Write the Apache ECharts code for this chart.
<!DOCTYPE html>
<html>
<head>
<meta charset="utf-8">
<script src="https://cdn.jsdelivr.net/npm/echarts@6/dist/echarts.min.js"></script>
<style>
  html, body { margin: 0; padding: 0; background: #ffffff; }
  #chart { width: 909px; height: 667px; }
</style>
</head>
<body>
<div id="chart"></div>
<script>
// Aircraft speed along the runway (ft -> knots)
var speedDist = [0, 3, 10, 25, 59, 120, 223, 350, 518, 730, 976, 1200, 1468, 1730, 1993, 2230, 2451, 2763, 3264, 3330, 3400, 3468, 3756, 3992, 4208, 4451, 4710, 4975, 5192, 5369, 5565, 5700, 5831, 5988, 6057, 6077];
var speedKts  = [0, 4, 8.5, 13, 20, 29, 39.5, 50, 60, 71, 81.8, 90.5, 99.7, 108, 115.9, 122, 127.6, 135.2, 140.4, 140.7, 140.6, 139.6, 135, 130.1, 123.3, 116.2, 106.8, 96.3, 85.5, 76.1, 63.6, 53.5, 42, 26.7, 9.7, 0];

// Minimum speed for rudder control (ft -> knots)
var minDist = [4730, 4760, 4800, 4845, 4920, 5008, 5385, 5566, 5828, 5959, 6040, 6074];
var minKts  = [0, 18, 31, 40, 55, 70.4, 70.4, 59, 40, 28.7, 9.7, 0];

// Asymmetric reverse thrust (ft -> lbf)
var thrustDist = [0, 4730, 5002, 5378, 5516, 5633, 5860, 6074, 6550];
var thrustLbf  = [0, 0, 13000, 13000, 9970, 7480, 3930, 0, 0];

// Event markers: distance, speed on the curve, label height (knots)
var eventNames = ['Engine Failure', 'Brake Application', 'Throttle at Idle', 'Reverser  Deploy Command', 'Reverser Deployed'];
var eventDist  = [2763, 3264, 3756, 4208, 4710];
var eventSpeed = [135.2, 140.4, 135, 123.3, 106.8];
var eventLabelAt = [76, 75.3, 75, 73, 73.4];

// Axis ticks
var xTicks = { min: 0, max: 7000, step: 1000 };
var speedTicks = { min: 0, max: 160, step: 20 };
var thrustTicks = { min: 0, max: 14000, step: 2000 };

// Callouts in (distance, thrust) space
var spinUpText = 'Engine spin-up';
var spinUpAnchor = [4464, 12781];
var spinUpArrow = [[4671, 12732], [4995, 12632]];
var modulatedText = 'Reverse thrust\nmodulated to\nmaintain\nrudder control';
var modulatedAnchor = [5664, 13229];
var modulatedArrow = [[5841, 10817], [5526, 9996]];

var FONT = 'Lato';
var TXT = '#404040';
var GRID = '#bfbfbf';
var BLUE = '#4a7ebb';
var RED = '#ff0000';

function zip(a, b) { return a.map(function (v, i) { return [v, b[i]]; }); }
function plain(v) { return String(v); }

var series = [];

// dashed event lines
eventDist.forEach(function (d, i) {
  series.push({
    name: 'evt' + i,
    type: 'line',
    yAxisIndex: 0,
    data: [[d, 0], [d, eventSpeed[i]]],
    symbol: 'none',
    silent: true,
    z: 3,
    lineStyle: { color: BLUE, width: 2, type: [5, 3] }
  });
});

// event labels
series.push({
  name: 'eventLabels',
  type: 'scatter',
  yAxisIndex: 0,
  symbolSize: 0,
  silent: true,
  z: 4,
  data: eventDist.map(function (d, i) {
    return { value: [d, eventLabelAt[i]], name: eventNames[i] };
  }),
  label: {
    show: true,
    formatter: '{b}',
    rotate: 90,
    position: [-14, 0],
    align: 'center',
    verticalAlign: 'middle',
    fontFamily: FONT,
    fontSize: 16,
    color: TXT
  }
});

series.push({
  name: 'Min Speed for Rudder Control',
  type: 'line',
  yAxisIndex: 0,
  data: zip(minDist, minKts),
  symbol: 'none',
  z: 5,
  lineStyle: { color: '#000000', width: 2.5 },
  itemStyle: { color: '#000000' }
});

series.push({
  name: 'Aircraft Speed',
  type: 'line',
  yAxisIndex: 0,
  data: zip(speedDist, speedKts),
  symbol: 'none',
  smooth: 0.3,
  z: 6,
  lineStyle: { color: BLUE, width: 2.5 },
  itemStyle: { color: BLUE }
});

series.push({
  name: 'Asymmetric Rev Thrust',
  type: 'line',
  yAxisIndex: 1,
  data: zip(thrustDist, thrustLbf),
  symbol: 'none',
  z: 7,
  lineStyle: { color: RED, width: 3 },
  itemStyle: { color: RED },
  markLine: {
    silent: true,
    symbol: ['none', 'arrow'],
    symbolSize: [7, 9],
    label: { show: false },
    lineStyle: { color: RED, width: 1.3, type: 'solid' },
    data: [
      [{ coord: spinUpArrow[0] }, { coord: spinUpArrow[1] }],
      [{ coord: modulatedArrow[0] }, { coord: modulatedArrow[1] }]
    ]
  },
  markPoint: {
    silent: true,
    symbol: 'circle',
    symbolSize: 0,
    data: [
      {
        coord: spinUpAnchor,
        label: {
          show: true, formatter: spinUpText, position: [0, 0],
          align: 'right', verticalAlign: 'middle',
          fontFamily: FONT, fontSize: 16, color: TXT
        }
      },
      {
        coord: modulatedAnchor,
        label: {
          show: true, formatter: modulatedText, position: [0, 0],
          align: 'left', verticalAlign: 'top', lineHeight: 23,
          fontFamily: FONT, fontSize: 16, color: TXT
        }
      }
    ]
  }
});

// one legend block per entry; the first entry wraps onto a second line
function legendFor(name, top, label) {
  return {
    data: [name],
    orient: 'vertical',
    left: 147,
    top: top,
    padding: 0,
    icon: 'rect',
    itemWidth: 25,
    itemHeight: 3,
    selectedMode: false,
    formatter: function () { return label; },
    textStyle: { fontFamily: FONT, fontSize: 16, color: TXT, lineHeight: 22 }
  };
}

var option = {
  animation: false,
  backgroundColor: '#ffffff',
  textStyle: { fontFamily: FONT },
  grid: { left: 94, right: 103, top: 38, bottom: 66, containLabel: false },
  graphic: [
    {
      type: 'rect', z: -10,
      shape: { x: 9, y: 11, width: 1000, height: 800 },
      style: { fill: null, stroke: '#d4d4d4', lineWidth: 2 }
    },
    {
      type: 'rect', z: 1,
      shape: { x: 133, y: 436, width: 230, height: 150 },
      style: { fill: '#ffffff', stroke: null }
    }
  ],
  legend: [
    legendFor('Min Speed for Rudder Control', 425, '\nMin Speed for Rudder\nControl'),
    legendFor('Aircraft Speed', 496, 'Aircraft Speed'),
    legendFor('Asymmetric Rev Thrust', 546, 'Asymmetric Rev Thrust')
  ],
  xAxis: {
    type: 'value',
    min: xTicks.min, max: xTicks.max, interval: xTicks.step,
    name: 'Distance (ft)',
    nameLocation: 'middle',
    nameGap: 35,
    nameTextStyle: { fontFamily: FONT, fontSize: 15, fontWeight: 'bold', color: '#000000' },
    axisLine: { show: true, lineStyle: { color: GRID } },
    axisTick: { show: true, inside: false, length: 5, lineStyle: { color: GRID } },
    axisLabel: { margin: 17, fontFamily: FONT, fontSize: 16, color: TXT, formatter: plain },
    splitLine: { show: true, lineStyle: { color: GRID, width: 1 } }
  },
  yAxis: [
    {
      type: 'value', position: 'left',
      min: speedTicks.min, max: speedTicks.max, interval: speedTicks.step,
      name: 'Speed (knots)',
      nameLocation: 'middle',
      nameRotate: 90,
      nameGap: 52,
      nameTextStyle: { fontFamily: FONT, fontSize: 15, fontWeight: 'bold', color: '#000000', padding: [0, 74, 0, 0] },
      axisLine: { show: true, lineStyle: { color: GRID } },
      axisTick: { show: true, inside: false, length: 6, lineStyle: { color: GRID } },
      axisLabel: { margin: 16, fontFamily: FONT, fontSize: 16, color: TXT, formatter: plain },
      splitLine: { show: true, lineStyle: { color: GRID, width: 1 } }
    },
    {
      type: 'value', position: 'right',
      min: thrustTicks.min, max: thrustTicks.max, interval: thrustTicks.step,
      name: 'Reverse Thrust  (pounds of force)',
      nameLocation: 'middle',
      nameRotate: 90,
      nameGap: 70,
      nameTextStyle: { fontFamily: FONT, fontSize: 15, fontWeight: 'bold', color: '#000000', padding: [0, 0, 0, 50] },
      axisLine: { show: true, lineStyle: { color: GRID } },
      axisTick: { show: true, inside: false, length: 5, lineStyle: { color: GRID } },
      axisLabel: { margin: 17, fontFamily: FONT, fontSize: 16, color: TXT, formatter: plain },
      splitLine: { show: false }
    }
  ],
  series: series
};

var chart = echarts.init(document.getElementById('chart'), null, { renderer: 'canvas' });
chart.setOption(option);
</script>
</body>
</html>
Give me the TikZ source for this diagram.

▶ [THE TASK]
Set down exactly the lines that begin the records and continue through the line bearing "14000, step: 2000"; include both ends.

▶ [ANSWER FOR THIS EXERCISE]
Write the Apache ECharts code for this chart.
<!DOCTYPE html>
<html>
<head>
<meta charset="utf-8">
<script src="https://cdn.jsdelivr.net/npm/echarts@6/dist/echarts.min.js"></script>
<style>
  html, body { margin: 0; padding: 0; background: #ffffff; }
  #chart { width: 909px; height: 667px; }
</style>
</head>
<body>
<div id="chart"></div>
<script>
// Aircraft speed along the runway (ft -> knots)
var speedDist = [0, 3, 10, 25, 59, 120, 223, 350, 518, 730, 976, 1200, 1468, 1730, 1993, 2230, 2451, 2763, 3264, 3330, 3400, 3468, 3756, 3992, 4208, 4451, 4710, 4975, 5192, 5369, 5565, 5700, 5831, 5988, 6057, 6077];
var speedKts  = [0, 4, 8.5, 13, 20, 29, 39.5, 50, 60, 71, 81.8, 90.5, 99.7, 108, 115.9, 122, 127.6, 135.2, 140.4, 140.7, 140.6, 139.6, 135, 130.1, 123.3, 116.2, 106.8, 96.3, 85.5, 76.1, 63.6, 53.5, 42, 26.7, 9.7, 0];

// Minimum speed for rudder control (ft -> knots)
var minDist = [4730, 4760, 4800, 4845, 4920, 5008, 5385, 5566, 5828, 5959, 6040, 6074];
var minKts  = [0, 18, 31, 40, 55, 70.4, 70.4, 59, 40, 28.7, 9.7, 0];

// Asymmetric reverse thrust (ft -> lbf)
var thrustDist = [0, 4730, 5002, 5378, 5516, 5633, 5860, 6074, 6550];
var thrustLbf  = [0, 0, 13000, 13000, 9970, 7480, 3930, 0, 0];

// Event markers: distance, speed on the curve, label height (knots)
var eventNames = ['Engine Failure', 'Brake Application', 'Throttle at Idle', 'Reverser  Deploy Command', 'Reverser Deployed'];
var eventDist  = [2763, 3264, 3756, 4208, 4710];
var eventSpeed = [135.2, 140.4, 135, 123.3, 106.8];
var eventLabelAt = [76, 75.3, 75, 73, 73.4];

// Axis ticks
var xTicks = { min: 0, max: 7000, step: 1000 };
var speedTicks = { min: 0, max: 160, step: 20 };
var thrustTicks = { min: 0, max: 14000, step: 2000 };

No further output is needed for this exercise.